Coğrafya ders anlatımı, cografya ödevi, cografya konuları, dağlar, ovalar, göller, akarsular, iklim, türkiyenin bölgeleri, dünyamız, cografya sınavları, cografya dersi, cografya yazılı soruları
8 Temmuz 2008 Salı
İtil (Bulgar) Hanlığı
Bir kısım araştırıcılar Mısır'dakiler haricinde kurulan ilk Müslüman Türk devletinin Karahanlılar olduğunu ileri sürerken bir kısım araştırıcılar da İtil Bulgar Hanlığı'nın ilk Müslüman Türk devleti olduğunu kabul etmektedirler. Bulgarların Türk asıllı oldukları son yapılan araştırmalarla kesinlik kazanmıştır. Bulgarların Güney-Rusya bozkırlarına Hun dalgalarından biriyle ulaşmış oldukları anlaşılıyor.

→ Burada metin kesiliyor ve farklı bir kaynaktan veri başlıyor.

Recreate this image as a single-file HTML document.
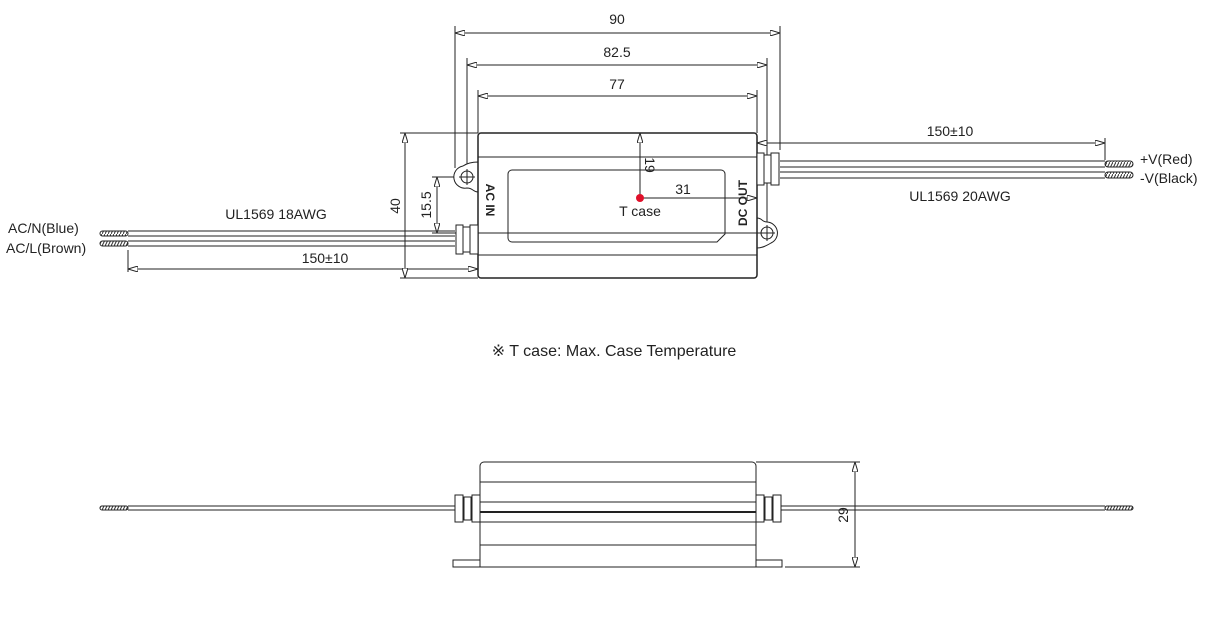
<!DOCTYPE html>
<html><head><meta charset="utf-8"><style>body{margin:0;background:#fff}svg{display:block}</style></head><body>
<svg width="1214" height="628" viewBox="0 0 1214 628" xmlns="http://www.w3.org/2000/svg" font-family="Liberation Sans, sans-serif" fill="none" stroke="#222" stroke-width="1">
<defs>
<pattern id="h" width="3" height="6" patternUnits="userSpaceOnUse"><path d="M0 6 L3 0" stroke="#333" stroke-width="1"/></pattern>
<marker id="a" viewBox="0 0 10 6" refX="10" refY="3" markerWidth="10" markerHeight="6" orient="auto-start-reverse" markerUnits="userSpaceOnUse"><path d="M0 0 L10 3 L0 6 Z" fill="#fff" stroke="#222"/></marker>
</defs>
<!-- top view dims -->
<line x1="455" y1="26" x2="455" y2="168"/><line x1="780" y1="26" x2="780" y2="150"/>
<line x1="455" y1="33" x2="780" y2="33" marker-start="url(#a)" marker-end="url(#a)"/>
<line x1="467" y1="58" x2="467" y2="165"/><line x1="767" y1="58" x2="767" y2="222"/>
<line x1="467" y1="65" x2="767" y2="65" marker-start="url(#a)" marker-end="url(#a)"/>
<line x1="478" y1="90" x2="478" y2="133"/><line x1="757" y1="90" x2="757" y2="133"/>
<line x1="478" y1="96" x2="757" y2="96" marker-start="url(#a)" marker-end="url(#a)"/>
<line x1="757" y1="143" x2="1105" y2="143" marker-start="url(#a)" marker-end="url(#a)"/>
<line x1="1105" y1="138" x2="1105" y2="160"/>
<line x1="128" y1="250" x2="128" y2="272"/>
<line x1="128" y1="269" x2="478" y2="269" marker-start="url(#a)" marker-end="url(#a)"/>
<line x1="400" y1="133" x2="478" y2="133"/><line x1="400" y1="278" x2="478" y2="278"/>
<line x1="405" y1="133" x2="405" y2="278" marker-start="url(#a)" marker-end="url(#a)"/>
<line x1="432" y1="177" x2="467" y2="177"/><line x1="432" y1="233" x2="767" y2="233"/>
<line x1="437" y1="177" x2="437" y2="233" marker-start="url(#a)" marker-end="url(#a)"/>
<!-- tabs -->
<path d="M478 162 C470 162 466 164 463 166 A11 11 0 0 0 467 188 C473 188 473 192 478 192 Z" fill="#fff"/>
<circle cx="467" cy="177" r="6"/><line x1="459" y1="177" x2="475" y2="177"/><line x1="467" y1="169" x2="467" y2="185"/>
<path d="M757 218 C762 218 762 222 767 222 A11 11 0 0 1 771 243 C766 246 762 248 757 248 Z" fill="#fff"/>
<circle cx="767" cy="233" r="6"/><line x1="759" y1="233" x2="775" y2="233"/><line x1="767" y1="225" x2="767" y2="241"/>
<!-- top body -->
<rect x="478" y="133" width="279" height="145" rx="3" fill="#fff" stroke-width="1.5"/>
<line x1="478" y1="157" x2="757" y2="157"/><line x1="478" y1="255" x2="757" y2="255"/>
<path d="M512 170 H721 a4 4 0 0 1 4 4 V234 l-8 8 H512 a4 4 0 0 1 -4 -4 V174 a4 4 0 0 1 4 -4 Z"/>
<line x1="467" y1="233" x2="767" y2="233"/>
<line x1="640" y1="198" x2="640" y2="133" marker-end="url(#a)"/>
<line x1="640" y1="198" x2="757" y2="198" marker-end="url(#a)"/>
<circle cx="640" cy="198" r="4" fill="#e0102a" stroke="none"/>
<!-- wires left -->
<g><line x1="128" y1="231" x2="455" y2="231"/><line x1="128" y1="236" x2="455" y2="236"/><line x1="128" y1="241" x2="455" y2="241"/><line x1="128" y1="246" x2="455" y2="246"/></g>
<rect x="100" y="231" width="28" height="5" rx="2.5" fill="url(#h)"/><rect x="100" y="241" width="28" height="5" rx="2.5" fill="url(#h)"/>
<g fill="#fff"><rect x="456" y="225" width="7" height="29"/><rect x="463" y="227" width="7" height="25"/><rect x="470" y="225" width="8" height="29"/></g>
<!-- wires right -->
<g><line x1="780" y1="161" x2="1105" y2="161"/><line x1="780" y1="167" x2="1105" y2="167"/><line x1="780" y1="172" x2="1105" y2="172"/><line x1="780" y1="178" x2="1105" y2="178"/></g>
<rect x="1105" y="161" width="28" height="6" rx="3" fill="url(#h)"/><rect x="1105" y="172" width="28" height="6" rx="3" fill="url(#h)"/>
<g fill="#fff"><rect x="757" y="153" width="7" height="32"/><rect x="764" y="155" width="7" height="28"/><rect x="771" y="153" width="8" height="32"/></g>
<!-- texts top -->
<g fill="#222" stroke="none" font-size="14">
<text x="617" y="24" text-anchor="middle">90</text>
<text x="617" y="57" text-anchor="middle">82.5</text>
<text x="617" y="89" text-anchor="middle">77</text>
<text x="950" y="136" text-anchor="middle">150±10</text>
<text x="325" y="263" text-anchor="middle">150±10</text>
<text x="276" y="219" text-anchor="middle">UL1569  18AWG</text>
<text x="960" y="201" text-anchor="middle">UL1569  20AWG</text>
<text x="8" y="233">AC/N(Blue)</text>
<text x="6" y="253">AC/L(Brown)</text>
<text x="1140" y="164">+V(Red)</text>
<text x="1140" y="183">-V(Black)</text>
<text x="683" y="194" text-anchor="middle">31</text>
<text x="640" y="216" text-anchor="middle">T case</text>
<text transform="translate(400,206) rotate(-90)" text-anchor="middle">40</text>
<text transform="translate(431,205) rotate(-90)" text-anchor="middle">15.5</text>
<text transform="translate(645,165) rotate(90)" text-anchor="middle">19</text>
<text transform="translate(486,200) rotate(90)" text-anchor="middle" font-weight="bold" font-size="12">AC  IN</text>
<text transform="translate(747,203) rotate(-90)" text-anchor="middle" font-weight="bold" font-size="12">DC  OUT</text>
<text x="614" y="356" text-anchor="middle" font-size="16">※ T case: Max. Case Temperature</text>
<text transform="translate(848,515) rotate(-90)" text-anchor="middle">29</text>
</g>
<!-- bottom view -->
<line x1="128" y1="506" x2="1105" y2="506"/><line x1="128" y1="510" x2="1105" y2="510"/>
<rect x="100" y="506" width="28" height="4" rx="2" fill="url(#h)"/><rect x="1105" y="506" width="28" height="4" rx="2" fill="url(#h)"/>
<rect x="453" y="560" width="27" height="7" fill="#fff"/><rect x="755" y="560" width="27" height="7" fill="#fff"/>
<path d="M484 462 H752 a4 4 0 0 1 4 4 V567 H480 V466 a4 4 0 0 1 4 -4 Z" fill="#fff"/>
<line x1="480" y1="482" x2="756" y2="482"/><line x1="480" y1="502" x2="756" y2="502"/>
<line x1="480" y1="512" x2="756" y2="512" stroke-width="2"/><line x1="480" y1="522" x2="756" y2="522"/><line x1="480" y1="545" x2="756" y2="545"/>
<g fill="#fff"><rect x="455" y="495" width="8" height="27"/><rect x="464" y="497" width="7" height="23"/><rect x="472" y="495" width="8" height="27"/>
<rect x="756" y="495" width="8" height="27"/><rect x="765" y="497" width="7" height="23"/><rect x="773" y="495" width="8" height="27"/></g>
<line x1="756" y1="462" x2="860" y2="462"/><line x1="785" y1="567" x2="860" y2="567"/>
<line x1="855" y1="462" x2="855" y2="567" marker-start="url(#a)" marker-end="url(#a)"/>
</svg>
</body></html>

Bunlar 481 yılında Bizans İmparatoru Zenon (474-475, 476-491)a Gotlar'a karşı yaptıkları savaşta yardım etmişlerdi. Daha sonra Hun kütleleriyle karışan ilk Bulgar birliğinde On-ogurların çoğunlukta oldukları anlaşılıyor. Bu sırada Bulgar ülkesinin merkezi Kafkasya'daki Kuban nehri ve Azak Denizi havalisindeki bozkırlar idi.
Bulgarlar önceleri Göktürk Kağanlığı'nın idaresi altında yaşıyorlardı. Ancak 630'da Göktürk Kağanlığı'nın fetret devrine girmesi üzerine Bulgarlar "Büyük Bulgarya" Devleti'ni kurdular. Fakat bu devlet uzun ömürlü olmamış, 665'den sonra komşu Hazar Hakanlığı tarafından parçalanmıştı. Bu parçalanmadan sonra Asparuh idaresindeki kalabalık Bulgar kütleleri Tuna'ya doğru yönelmiş ve Balkanlara girerek (668 veya 671), Tuna Bulgarları Devletini kurmuştur (681). Tuna Bulgarları zamanla Slavlar ile karıştılar ve Boris Han'ın 864'te Ortodoksluğu resmen kabulüyle de Hristiyan oldular.
Bulgarlardan bir kısmı ise X. yüzyıla kadar eski yerleşme sahalarında Kuban nehri ve Azak denizi havalisinde kaldılar. Bulgarların bu ülkesi Bizans ve Rus tarihleri tarafından "Kara Bulgarya" olarak adlandırılmıştı. Bunlar da Bulgar tarihinde önemli bir rol oynamamış belki de daha sonraki birbiri arkasına gelen Macar, Peçenek ve Kuman dalgaları içinde kaybolup gitmişlerdi.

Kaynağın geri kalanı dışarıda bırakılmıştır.